Saturday, March 5, 2016
Registered Nurse Carol Rustebakke from Delta Health was the winner of the Nightingale Luminary Award for Western Colorado in an awards banquet in Grand Junction, according to Jody Roeber, Chief Clinical Officer from Delta Health. Rustebakke is a dedicated nurse of 43 years.
She won this award for “Innovation in Clinical Practice”. As a Critical Care Nurse, Rustebakke observed a need for improved prevention and education regarding wound care and prevention. She became wound care-certified and worked endlessly to establish a vibrant and effective wound and ostomy program at Delta Health starting in 2008. Her 43 years of professional nursing experience provided her the knowledge and expertise to educate nurses and physicians about the importance of identifying and caring for vulnerable patients. She developed additional policies and procedures, including specialty wound care products. Because of her dedication and expertise the number of skin care complications due to pressure ulcers, have reduced significantly in the past seven years.

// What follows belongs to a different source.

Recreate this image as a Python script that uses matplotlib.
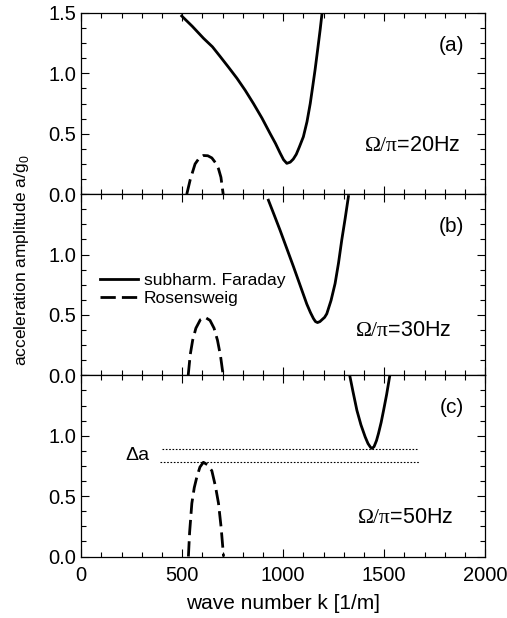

“Now education and follow-up is available for many patients close to home, whose ostomy and wound care would have been referred to health care facilities a distance away from Delta County prior to 2008,” commented Roeber.
She will be honored at the State Nightingale event with five other Western Colorado Nurses on May 7, 2016 in Denver. Other Delta Health RN nominees included: Rhonda Gavin, RN, a Medical-Surgical nurse, Felicia Grant, RN and Donna Ragland, RN, both Charge Nurses on the Medical-Surgical Unit, Connie Pieper, RN and Linda Speedie, RN, Intensive Care Unit nurses. The last Nightingale nominee from Delta Health who went onto to the State Event was 20 years ago.
Delta Health is very proud of their 2015 nominees and thanks them for their dedication to the profession and the extra mile they go to provide care and excellence to their patients and their community, commented CCO Roeber.
The Western Colorado Nightingale Event celebrated their 31st year of recognizing and celebrating nurses on the Western Slope. It has been a way to honor nurses who best exemplify the philosophy and nursing practice of Florence Nightingale, a 19th century nursing pioneer. Nurses from across the State are recognized and nominated by their peers, supervisors, family and patients. For the past several years the State Nightingale Committee has expanded the categories into two main categories: 1) Clinical Practice which recognizes those nurses who provide direct patient care and 2) Administrative/Education and Alternative Nursing, which recognizes nurses who impact other nurses, patients, and the community.